RAW DATA:
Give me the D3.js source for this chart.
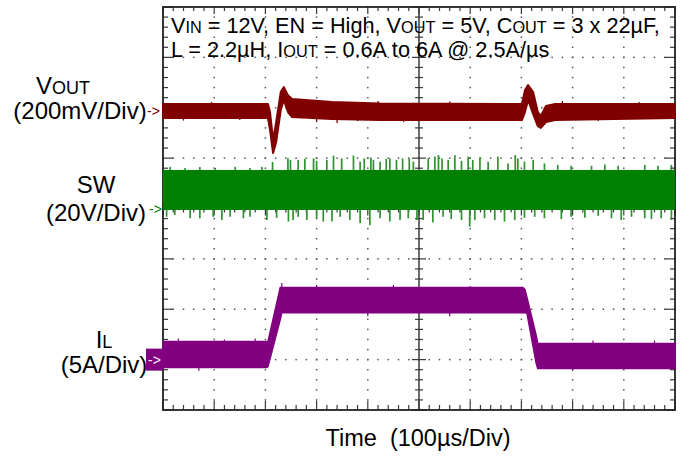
<!DOCTYPE html>
<html lang="en">
<head>
    <meta charset="UTF-8">
    <title>Load Transient</title>
    <script src="https://d3js.org/d3.v7.min.js"></script>
    <style>
        body {
            margin: 0;
            background-color: #ffffff;
        }
        svg {
            display: block;
            font-family: Arial, "Liberation Sans", sans-serif;
        }
    </style>
</head>
<body>
    <svg id="scope"></svg>

    <script>
        // time axis: 10 div x 100us
        const timeDomain = [0, 1000];

        // VOUT envelope (mV relative to marker)
        const vTime = [0, 205, 209, 215, 221, 230, 236, 244, 252, 330, 424, 701, 707, 713, 723, 732, 738, 748, 766, 1000];
        const vHi   = [28, 28, -4, -115, -44, 75, 95, 63, 48, 36, 30, 28, 83, 103, 75, -4, -20, 20, 28, 28];
        const vLo   = [-28, -28, -75, -167, -123, 4, 44, -4, -24, -32, -36, -36, -4, 44, -12, -60, -67, -44, -36, -28];
        const vSpikeT  = [40, 95, 150, 300, 340, 380, 420, 470, 560, 620, 780, 850, 930];
        const vSpikeMv = [-38, 36, -36, -44, -48, -40, 40, -44, 38, -40, 40, -40, 36];

        // SW (V): solid band plus spikes
        const swBand = [-0.6, 15.3];
        const swUpT = [14, 43, 72, 102, 141, 170, 193, 214, 244, 249, 264, 277, 294, 300, 320, 333, 349, 372, 385, 393, 406, 411, 424, 436, 443, 456, 468, 481, 489,
                       518, 531, 538, 545, 557, 570, 583, 596, 605, 619, 635, 654, 674, 688, 693, 706, 723, 745, 771, 797, 837, 863, 889, 941, 967, 993];
        const swUpV = [16.5, 16.1, 16.5, 16.1, 16.5, 16.1, 16.5, 18.5, 20.0, 19.3, 19.3, 19.7, 19.9, 18.9, 19.3, 21.0, 19.9, 21.0, 18.6, 19.9, 20.2, 19.3, 18.6, 19.7, 19.9, 19.3, 19.9, 19.7, 18.6,
                       19.9, 20.6, 21.2, 19.9, 19.3, 21.2, 18.9, 20.6, 19.3, 20.2, 18.6, 20.6, 17.9, 21.2, 19.9, 18.6, 19.3, 17.9, 17.3, 17.0, 17.0, 17.5, 17.0, 17.3, 17.0, 17.3];
        const swLoT = [7, 23, 53, 72, 98, 115, 131, 157, 170, 203, 222, 245, 254, 264, 281, 300, 313, 330, 346, 365, 385, 404, 424, 443, 463, 479, 496,
                       508, 527, 547, 563, 583, 599, 609, 628, 648, 667, 687, 706, 726, 745, 778, 797, 824, 850, 876, 895, 915, 941, 954, 973, 993];
        const swLoV = [-3.3, -2.6, -3.9, -3.9, -3.3, -4.6, -3.3, -3.9, -3.3, -4.6, -3.7, -5.2, -4.6, -3.3, -4.6, -3.9, -5.2, -5.2, -3.3, -4.6, -5.9, -6.6, -3.9, -5.2, -4.6, -3.9, -4.6,
                       -4.6, -5.5, -3.3, -4.2, -4.6, -7.2, -4.6, -3.9, -4.6, -5.2, -4.6, -3.7, -3.3, -3.9, -4.2, -3.3, -3.7, -2.9, -3.9, -4.6, -3.3, -3.9, -4.2, -3.9, -4.6];

        // IL envelope (A)
        const iTime = [0, 203, 205, 229, 232, 703, 707, 711, 729, 732, 1000];
        const iHi   = [1.79, 1.79, 1.79, 7.15, 7.15, 7.15, 6.95, 6.15, 2.38, 1.59, 1.59];
        const iLo   = [-0.79, -0.79, -0.69, 3.97, 4.66, 4.66, 4.66, 4.57, -0.40, -0.89, -0.89];
        const iSpikeT = [30, 120, 180, 232, 300, 450, 600, 70, 400, 560, 800, 840, 960];
        const iSpikeA = [2.1, 2.0, 2.1, 7.6, 7.4, 7.4, 7.3, -1.1, 4.3, 4.3, -1.1, 1.9, 1.9];

        const W = 684, H = 457;
        const frame = { left: 163, right: 675, top: 7, bottom: 410 };

        const svg = d3.select("#scope")
            .attr("width", W)
            .attr("height", H);

        const gx = d3.scaleLinear().domain([0, 10]).range([frame.left, frame.right]);
        const gy = d3.scaleLinear().domain([-4, 4]).range([frame.bottom, frame.top]);
        const x = d3.scaleLinear().domain(timeDomain).range([frame.left, frame.right]);

        // channel offsets in divisions, scale per division
        const yV = mv => gy(1.935 + mv / 200);
        const ySW = v => gy(v / 20);
        const yIL = a => gy(-3 + a / 5);

        const grid = svg.append("g");
        const gridColor = "#3a3a3a";

        // dotted major lines
        const minorX = d3.range(0, 50.5).map(i => i / 5);
        const minorY = d3.range(-20, 20.5).map(i => i / 5);
        [-3, -2, -1, 1, 2, 3].forEach(d => {
            grid.selectAll(null)
                .data(minorX)
                .enter().append("rect")
                .attr("x", m => gx(m) - 0.75)
                .attr("y", gy(d) - 0.75)
                .attr("width", 1.5)
                .attr("height", 1.5)
                .attr("fill", "#555");
        });
        [1, 2, 3, 4, 6, 7, 8, 9].forEach(d => {
            grid.selectAll(null)
                .data(minorY)
                .enter().append("rect")
                .attr("x", gx(d) - 0.75)
                .attr("y", m => gy(m) - 0.75)
                .attr("width", 1.5)
                .attr("height", 1.5)
                .attr("fill", "#555");
        });

        const isMajor = m => Math.abs(m - Math.round(m)) < 1e-6;

        // ticks on border and centre cross
        const tickLines = [];
        minorY.forEach(m => {
            const len = isMajor(m) ? 10 : 5;
            tickLines.push([frame.left, gy(m), frame.left + len, gy(m)]);
            tickLines.push([frame.right, gy(m), frame.right - len, gy(m)]);
            const c = isMajor(m) ? 7 : 4;
            tickLines.push([gx(5) - c, gy(m), gx(5) + c, gy(m)]);
        });
        minorX.forEach(m => {
            const len = isMajor(m) ? 9 : 5;
            tickLines.push([gx(m), frame.bottom, gx(m), frame.bottom - len]);
            tickLines.push([gx(m), frame.top, gx(m), frame.top + (isMajor(m) ? 7 : 4)]);
            const c = isMajor(m) ? 7 : 4;
            tickLines.push([gx(m), gy(0) - c, gx(m), gy(0) + c]);
        });
        grid.selectAll(".tick")
            .data(tickLines)
            .enter().append("line")
            .attr("x1", d => d[0]).attr("y1", d => d[1])
            .attr("x2", d => d[2]).attr("y2", d => d[3])
            .attr("stroke", gridColor)
            .attr("stroke-width", 1.2);

        grid.append("line")
            .attr("x1", gx(5)).attr("x2", gx(5))
            .attr("y1", frame.top).attr("y2", frame.bottom)
            .attr("stroke", gridColor).attr("stroke-width", 1.5);
        grid.append("line")
            .attr("x1", frame.left).attr("x2", frame.right)
            .attr("y1", gy(0)).attr("y2", gy(0))
            .attr("stroke", gridColor).attr("stroke-width", 1.5);

        grid.append("rect")
            .attr("x", frame.left).attr("y", frame.top)
            .attr("width", frame.right - frame.left)
            .attr("height", frame.bottom - frame.top)
            .attr("fill", "none")
            .attr("stroke", "#222")
            .attr("stroke-width", 1.8);

        // SW trace
        const swColor = "#008000";
        svg.append("rect")
            .attr("x", x(0))
            .attr("y", ySW(swBand[1]))
            .attr("width", x(1000) - x(0))
            .attr("height", ySW(swBand[0]) - ySW(swBand[1]))
            .attr("fill", swColor);
        svg.selectAll(".swUp")
            .data(swUpT)
            .enter().append("line")
            .attr("x1", t => x(t)).attr("x2", t => x(t))
            .attr("y1", ySW(swBand[1]))
            .attr("y2", (t, i) => ySW(swUpV[i]))
            .attr("stroke", "#2f922f")
            .attr("stroke-width", 1.7);
        svg.selectAll(".swLo")
            .data(swLoT)
            .enter().append("line")
            .attr("x1", t => x(t)).attr("x2", t => x(t))
            .attr("y1", ySW(swBand[0]))
            .attr("y2", (t, i) => ySW(swLoV[i]))
            .attr("stroke", "#2f922f")
            .attr("stroke-width", 1.7);

        // IL trace
        const ilColor = "#800080";
        const ilData = iTime.map((t, i) => ({ t, hi: iHi[i], lo: iLo[i] }));
        svg.append("path")
            .datum(ilData)
            .attr("fill", ilColor)
            .attr("stroke", ilColor)
            .attr("stroke-width", 1.5)
            .attr("d", d3.area().x(d => x(d.t)).y0(d => yIL(d.lo)).y1(d => yIL(d.hi)));
        svg.selectAll(".ilSpike")
            .data(iSpikeT)
            .enter().append("line")
            .attr("x1", t => x(t)).attr("x2", t => x(t))
            .attr("y1", (t, i) => {
                const k = Math.min(d3.bisectRight(iTime, t), iTime.length - 1);
                const a = iSpikeA[i];
                return (a > 3 && a < 5) || a < 0 ? yIL(iLo[k]) : yIL(iHi[k]);
            })
            .attr("y2", (t, i) => yIL(iSpikeA[i]))
            .attr("stroke", ilColor)
            .attr("stroke-width", 1.2);

        // VOUT trace
        const vColor = "#800000";
        const vData = vTime.map((t, i) => ({ t, hi: vHi[i], lo: vLo[i] }));
        svg.append("path")
            .datum(vData)
            .attr("fill", vColor)
            .attr("stroke", vColor)
            .attr("stroke-width", 2)
            .attr("stroke-linejoin", "round")
            .attr("d", d3.area().x(d => x(d.t)).y0(d => yV(d.lo)).y1(d => yV(d.hi)));
        svg.selectAll(".vSpike")
            .data(vSpikeT)
            .enter().append("line")
            .attr("x1", t => x(t)).attr("x2", t => x(t))
            .attr("y1", yV(0))
            .attr("y2", (t, i) => yV(vSpikeMv[i]))
            .attr("stroke", vColor)
            .attr("stroke-width", 1.3);

        // text helper: segments of [text, isSub]
        function richText(g, xPos, yPos, size, segs, anchor) {
            const t = g.append("text")
                .attr("x", xPos).attr("y", yPos)
                .attr("font-size", size)
                .attr("text-anchor", anchor || "start")
                .attr("fill", "#000");
            segs.forEach(s => {
                t.append("tspan")
                    .attr("font-size", s[1] ? size * 0.75 : size)
                    .text(s[0]);
            });
            return t;
        }

        const labels = svg.append("g");
        richText(labels, 171, 33, 21.7, [["V", 0], ["IN", 1], [" = 12V, EN = High, V", 0], ["OUT", 1], [" = 5V, C", 0], ["OUT", 1], [" = 3 x 22\u00b5F,", 0]]);
        richText(labels, 171, 57, 21.7, [["L = 2.2\u00b5H, I", 0], ["OUT", 1], [" = 0.6A to 6A @ 2.5A/\u00b5s", 0]]);

        richText(labels, 63, 94, 24, [["V", 0], ["OUT", 1]], "middle");
        richText(labels, 80, 119, 24, [["(200mV/Div)", 0]], "middle");
        richText(labels, 96, 193, 24, [["SW", 0]], "middle");
        richText(labels, 96, 221, 24, [["(20V/Div)", 0]], "middle");
        richText(labels, 104, 348, 24, [["I", 0], ["L", 1]], "middle");
        richText(labels, 104, 373, 24, [["(5A/Div)", 0]], "middle");
        richText(labels, 418, 446, 23.5, [["Time  (100\u00b5s/Div)", 0]], "middle")
            .attr("xml:space", "preserve")
            .style("white-space", "pre");

        // channel markers
        labels.append("text")
            .attr("x", 147).attr("y", yV(0) + 5)
            .attr("font-size", 14).attr("fill", vColor)
            .text("->");
        labels.append("text")
            .attr("x", 149).attr("y", ySW(0) + 5)
            .attr("font-size", 14).attr("fill", swColor)
            .text("->");
        labels.append("rect")
            .attr("x", 146).attr("y", yIL(0) - 11)
            .attr("width", frame.left - 146).attr("height", 22)
            .attr("fill", ilColor);
        labels.append("text")
            .attr("x", 148).attr("y", yIL(0) + 5)
            .attr("font-size", 14).attr("fill", "#fff")
            .text("->");
    </script>
</body>
</html>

WHAT IS REQUIRED:
Look at the listing and set down only the lines from its start through the line with "40, -40, 36];", word for word and without pictures.

WRITTEN RESPONSE:
Give me the D3.js source for this chart.
<!DOCTYPE html>
<html lang="en">
<head>
    <meta charset="UTF-8">
    <title>Load Transient</title>
    <script src="https://d3js.org/d3.v7.min.js"></script>
    <style>
        body {
            margin: 0;
            background-color: #ffffff;
        }
        svg {
            display: block;
            font-family: Arial, "Liberation Sans", sans-serif;
        }
    </style>
</head>
<body>
    <svg id="scope"></svg>

    <script>
        // time axis: 10 div x 100us
        const timeDomain = [0, 1000];

        // VOUT envelope (mV relative to marker)
        const vTime = [0, 205, 209, 215, 221, 230, 236, 244, 252, 330, 424, 701, 707, 713, 723, 732, 738, 748, 766, 1000];
        const vHi   = [28, 28, -4, -115, -44, 75, 95, 63, 48, 36, 30, 28, 83, 103, 75, -4, -20, 20, 28, 28];
        const vLo   = [-28, -28, -75, -167, -123, 4, 44, -4, -24, -32, -36, -36, -4, 44, -12, -60, -67, -44, -36, -28];
        const vSpikeT  = [40, 95, 150, 300, 340, 380, 420, 470, 560, 620, 780, 850, 930];
        const vSpikeMv = [-38, 36, -36, -44, -48, -40, 40, -44, 38, -40, 40, -40, 36];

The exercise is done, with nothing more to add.